======== Data excerpt ========
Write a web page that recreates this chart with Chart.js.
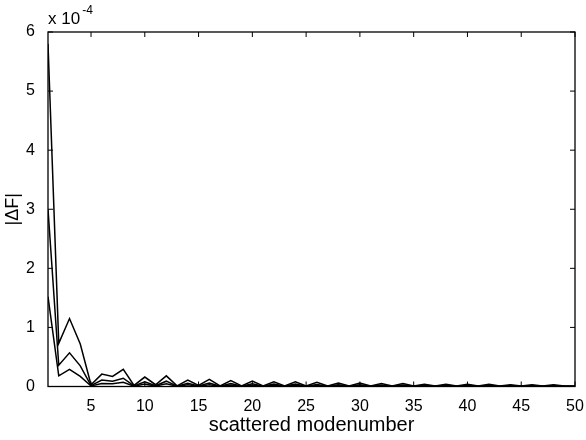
<!DOCTYPE html>
<html><head><meta charset="utf-8">
<script src="https://cdn.jsdelivr.net/npm/chart.js@4"></script>
<style>html,body{margin:0;padding:0;background:#fff}</style>
</head><body>
<canvas id="c" width="586" height="440" style="width:586px;height:440px;display:block"></canvas>
<script>
const modeNumbers = [1,2,3,4,5,6,7,8,9,10,11,12,13,14,15,16,17,18,19,20,21,22,23,24,25,26,27,28,29,30,31,32,33,34,35,36,37,38,39,40,41,42,43,44,45,46,47,48,49,50];
const dFUpper = [5.8e-4,0.73e-4,1.15e-4,0.72e-4,0.03e-4,0.21e-4,0.17e-4,0.29e-4,0.02e-4,0.16e-4,0.03e-4,0.18e-4,0.01e-4,0.11e-4,0.02e-4,0.12e-4,0.01e-4,0.10e-4,0.01e-4,0.09e-4,0.01e-4,0.08e-4,0.01e-4,0.08e-4,0.01e-4,0.07e-4,0.01e-4,0.06e-4,0.01e-4,0.06e-4,0.01e-4,0.05e-4,0.01e-4,0.05e-4,0.01e-4,0.04e-4,0.01e-4,0.04e-4,0.01e-4,0.04e-4,0.01e-4,0.04e-4,0.01e-4,0.03e-4,0.01e-4,0.03e-4,0.01e-4,0.03e-4,0.01e-4,0.01e-4];
const dFMiddle = [3.0e-4,0.36e-4,0.57e-4,0.35e-4,0.015e-4,0.11e-4,0.09e-4,0.14e-4,0.01e-4,0.08e-4,0.015e-4,0.09e-4,0.005e-4,0.055e-4,0.01e-4,0.06e-4,0.005e-4,0.05e-4,0.005e-4,0.045e-4,0.005e-4,0.04e-4,0.005e-4,0.04e-4,0.005e-4,0.035e-4,0.005e-4,0.03e-4,0.005e-4,0.03e-4,0.005e-4,0.025e-4,0.005e-4,0.025e-4,0.005e-4,0.02e-4,0.005e-4,0.02e-4,0.005e-4,0.02e-4,0.005e-4,0.02e-4,0.005e-4,0.015e-4,0.005e-4,0.015e-4,0.005e-4,0.015e-4,0.005e-4,0.005e-4];
const dFLower = [1.52e-4,0.18e-4,0.29e-4,0.17e-4,0.008e-4,0.05e-4,0.045e-4,0.07e-4,0.005e-4,0.04e-4,0.008e-4,0.045e-4,0.003e-4,0.028e-4,0.005e-4,0.03e-4,0.003e-4,0.025e-4,0.003e-4,0.022e-4,0.003e-4,0.02e-4,0.003e-4,0.02e-4,0.003e-4,0.018e-4,0.003e-4,0.015e-4,0.003e-4,0.015e-4,0.003e-4,0.013e-4,0.003e-4,0.013e-4,0.003e-4,0.01e-4,0.003e-4,0.01e-4,0.003e-4,0.01e-4,0.003e-4,0.01e-4,0.003e-4,0.008e-4,0.003e-4,0.008e-4,0.003e-4,0.008e-4,0.003e-4,0.003e-4];
const xTickValues = [5,10,15,20,25,30,35,40,45,50];
const yTickValues = [0,1e-4,2e-4,3e-4,4e-4,5e-4,6e-4];
const yTickLabels = ['0','1','2','3','4','5','6'];
const yMultiplierBase = 'x 10';
const yMultiplierExp = '-4';
const xTitle = 'scattered modenumber';
const yTitle = '|\u0394F|';

const FONT = '"Liberation Sans", Arial, Helvetica, sans-serif';

const boxPlugin = {
  id: 'matlabBox',
  afterDatasetsDraw(chart) {
    const {ctx, chartArea: a, scales} = chart;
    ctx.save();
    ctx.strokeStyle = '#000';
    ctx.lineWidth = 1.3;
    ctx.strokeRect(a.left, a.top, a.right - a.left, a.bottom - a.top);
    const L = 5;
    ctx.lineWidth = 1;
    ctx.beginPath();
    scales.x.ticks.forEach(t => {
      const px = scales.x.getPixelForValue(t.value);
      ctx.moveTo(px, a.bottom); ctx.lineTo(px, a.bottom - L);
      ctx.moveTo(px, a.top); ctx.lineTo(px, a.top + L);
    });
    scales.y.ticks.forEach(t => {
      const py = scales.y.getPixelForValue(t.value);
      ctx.moveTo(a.left, py); ctx.lineTo(a.left + L, py);
      ctx.moveTo(a.right, py); ctx.lineTo(a.right - L, py);
    });
    ctx.stroke();
    ctx.fillStyle = '#000';
    ctx.textBaseline = 'alphabetic';
    ctx.textAlign = 'left';
    ctx.font = '17px ' + FONT;
    const bx = a.left, by = a.top - 8;
    ctx.fillText(yMultiplierBase, bx, by);
    const w = ctx.measureText(yMultiplierBase).width;
    ctx.font = '12px ' + FONT;
    ctx.fillText(yMultiplierExp, bx + w + 2, by - 10);
    ctx.restore();
  }
};

const lineStyle = {borderColor: '#000', borderWidth: 1.5, pointRadius: 0, tension: 0, fill: false};

new Chart(document.getElementById('c'), {
  type: 'line',
  data: {
    labels: modeNumbers,
    datasets: [
      Object.assign({label: 'upper', data: modeNumbers.map((x, i) => ({x, y: dFUpper[i]}))}, lineStyle),
      Object.assign({label: 'middle', data: modeNumbers.map((x, i) => ({x, y: dFMiddle[i]}))}, lineStyle),
      Object.assign({label: 'lower', data: modeNumbers.map((x, i) => ({x, y: dFLower[i]}))}, lineStyle)
    ]
  },
  options: {
    responsive: false,
    animation: false,
    devicePixelRatio: 1,
    layout: {padding: {left: 0, right: 11, top: 32, bottom: 0}},
    plugins: {legend: {display: false}, tooltip: {enabled: false}},
    scales: {
      x: {
        type: 'linear', min: 1, max: 50,
        afterBuildTicks: s => { s.ticks = xTickValues.map(v => ({value: v})); },
        afterFit: s => { s.height = 53.5; },
        grid: {display: false}, border: {display: false},
        ticks: {color: '#000', padding: 2, maxRotation: 0, autoSkip: false, font: {family: FONT, size: 16}, callback: v => String(v)},
        title: {display: true, text: xTitle, color: '#000', font: {family: FONT, size: 20}, padding: {top: 0, bottom: 3}}
      },
      y: {
        type: 'linear', min: 0, max: 6e-4,
        afterBuildTicks: s => { s.ticks = yTickValues.map(v => ({value: v})); },
        afterFit: s => { s.width = 48; },
        grid: {display: false}, border: {display: false},
        ticks: {color: '#000', padding: 5, font: {family: FONT, size: 16}, callback: (v) => yTickLabels[yTickValues.findIndex(t => Math.abs(t - v) < 1e-9)]},
        title: {display: true, text: yTitle, color: '#000', font: {family: FONT, size: 18}, padding: {top: 2, bottom: 0}}
      }
    }
  },
  plugins: [boxPlugin]
});
</script>
</body></html>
========
Aim of the exercise: Copy every line of the data word for word, omitting the images.

Exercise response:
Write a web page that recreates this chart with Chart.js.
<!DOCTYPE html>
<html><head><meta charset="utf-8">
<script src="https://cdn.jsdelivr.net/npm/chart.js@4"></script>
<style>html,body{margin:0;padding:0;background:#fff}</style>
</head><body>
<canvas id="c" width="586" height="440" style="width:586px;height:440px;display:block"></canvas>
<script>
const modeNumbers = [1,2,3,4,5,6,7,8,9,10,11,12,13,14,15,16,17,18,19,20,21,22,23,24,25,26,27,28,29,30,31,32,33,34,35,36,37,38,39,40,41,42,43,44,45,46,47,48,49,50];
const dFUpper = [5.8e-4,0.73e-4,1.15e-4,0.72e-4,0.03e-4,0.21e-4,0.17e-4,0.29e-4,0.02e-4,0.16e-4,0.03e-4,0.18e-4,0.01e-4,0.11e-4,0.02e-4,0.12e-4,0.01e-4,0.10e-4,0.01e-4,0.09e-4,0.01e-4,0.08e-4,0.01e-4,0.08e-4,0.01e-4,0.07e-4,0.01e-4,0.06e-4,0.01e-4,0.06e-4,0.01e-4,0.05e-4,0.01e-4,0.05e-4,0.01e-4,0.04e-4,0.01e-4,0.04e-4,0.01e-4,0.04e-4,0.01e-4,0.04e-4,0.01e-4,0.03e-4,0.01e-4,0.03e-4,0.01e-4,0.03e-4,0.01e-4,0.01e-4];
const dFMiddle = [3.0e-4,0.36e-4,0.57e-4,0.35e-4,0.015e-4,0.11e-4,0.09e-4,0.14e-4,0.01e-4,0.08e-4,0.015e-4,0.09e-4,0.005e-4,0.055e-4,0.01e-4,0.06e-4,0.005e-4,0.05e-4,0.005e-4,0.045e-4,0.005e-4,0.04e-4,0.005e-4,0.04e-4,0.005e-4,0.035e-4,0.005e-4,0.03e-4,0.005e-4,0.03e-4,0.005e-4,0.025e-4,0.005e-4,0.025e-4,0.005e-4,0.02e-4,0.005e-4,0.02e-4,0.005e-4,0.02e-4,0.005e-4,0.02e-4,0.005e-4,0.015e-4,0.005e-4,0.015e-4,0.005e-4,0.015e-4,0.005e-4,0.005e-4];
const dFLower = [1.52e-4,0.18e-4,0.29e-4,0.17e-4,0.008e-4,0.05e-4,0.045e-4,0.07e-4,0.005e-4,0.04e-4,0.008e-4,0.045e-4,0.003e-4,0.028e-4,0.005e-4,0.03e-4,0.003e-4,0.025e-4,0.003e-4,0.022e-4,0.003e-4,0.02e-4,0.003e-4,0.02e-4,0.003e-4,0.018e-4,0.003e-4,0.015e-4,0.003e-4,0.015e-4,0.003e-4,0.013e-4,0.003e-4,0.013e-4,0.003e-4,0.01e-4,0.003e-4,0.01e-4,0.003e-4,0.01e-4,0.003e-4,0.01e-4,0.003e-4,0.008e-4,0.003e-4,0.008e-4,0.003e-4,0.008e-4,0.003e-4,0.003e-4];
const xTickValues = [5,10,15,20,25,30,35,40,45,50];
const yTickValues = [0,1e-4,2e-4,3e-4,4e-4,5e-4,6e-4];
const yTickLabels = ['0','1','2','3','4','5','6'];
const yMultiplierBase = 'x 10';
const yMultiplierExp = '-4';
const xTitle = 'scattered modenumber';
const yTitle = '|\u0394F|';

const FONT = '"Liberation Sans", Arial, Helvetica, sans-serif';

const boxPlugin = {
  id: 'matlabBox',
  afterDatasetsDraw(chart) {
    const {ctx, chartArea: a, scales} = chart;
    ctx.save();
    ctx.strokeStyle = '#000';
    ctx.lineWidth = 1.3;
    ctx.strokeRect(a.left, a.top, a.right - a.left, a.bottom - a.top);
    const L = 5;
    ctx.lineWidth = 1;
    ctx.beginPath();
    scales.x.ticks.forEach(t => {
      const px = scales.x.getPixelForValue(t.value);
      ctx.moveTo(px, a.bottom); ctx.lineTo(px, a.bottom - L);
      ctx.moveTo(px, a.top); ctx.lineTo(px, a.top + L);
    });
    scales.y.ticks.forEach(t => {
      const py = scales.y.getPixelForValue(t.value);
      ctx.moveTo(a.left, py); ctx.lineTo(a.left + L, py);
      ctx.moveTo(a.right, py); ctx.lineTo(a.right - L, py);
    });
    ctx.stroke();
    ctx.fillStyle = '#000';
    ctx.textBaseline = 'alphabetic';
    ctx.textAlign = 'left';
    ctx.font = '17px ' + FONT;
    const bx = a.left, by = a.top - 8;
    ctx.fillText(yMultiplierBase, bx, by);
    const w = ctx.measureText(yMultiplierBase).width;
    ctx.font = '12px ' + FONT;
    ctx.fillText(yMultiplierExp, bx + w + 2, by - 10);
    ctx.restore();
  }
};

const lineStyle = {borderColor: '#000', borderWidth: 1.5, pointRadius: 0, tension: 0, fill: false};

new Chart(document.getElementById('c'), {
  type: 'line',
  data: {
    labels: modeNumbers,
    datasets: [
      Object.assign({label: 'upper', data: modeNumbers.map((x, i) => ({x, y: dFUpper[i]}))}, lineStyle),
      Object.assign({label: 'middle', data: modeNumbers.map((x, i) => ({x, y: dFMiddle[i]}))}, lineStyle),
      Object.assign({label: 'lower', data: modeNumbers.map((x, i) => ({x, y: dFLower[i]}))}, lineStyle)
    ]
  },
  options: {
    responsive: false,
    animation: false,
    devicePixelRatio: 1,
    layout: {padding: {left: 0, right: 11, top: 32, bottom: 0}},
    plugins: {legend: {display: false}, tooltip: {enabled: false}},
    scales: {
      x: {
        type: 'linear', min: 1, max: 50,
        afterBuildTicks: s => { s.ticks = xTickValues.map(v => ({value: v})); },
        afterFit: s => { s.height = 53.5; },
        grid: {display: false}, border: {display: false},
        ticks: {color: '#000', padding: 2, maxRotation: 0, autoSkip: false, font: {family: FONT, size: 16}, callback: v => String(v)},
        title: {display: true, text: xTitle, color: '#000', font: {family: FONT, size: 20}, padding: {top: 0, bottom: 3}}
      },
      y: {
        type: 'linear', min: 0, max: 6e-4,
        afterBuildTicks: s => { s.ticks = yTickValues.map(v => ({value: v})); },
        afterFit: s => { s.width = 48; },
        grid: {display: false}, border: {display: false},
        ticks: {color: '#000', padding: 5, font: {family: FONT, size: 16}, callback: (v) => yTickLabels[yTickValues.findIndex(t => Math.abs(t - v) < 1e-9)]},
        title: {display: true, text: yTitle, color: '#000', font: {family: FONT, size: 18}, padding: {top: 2, bottom: 0}}
      }
    }
  },
  plugins: [boxPlugin]
});
</script>
</body></html>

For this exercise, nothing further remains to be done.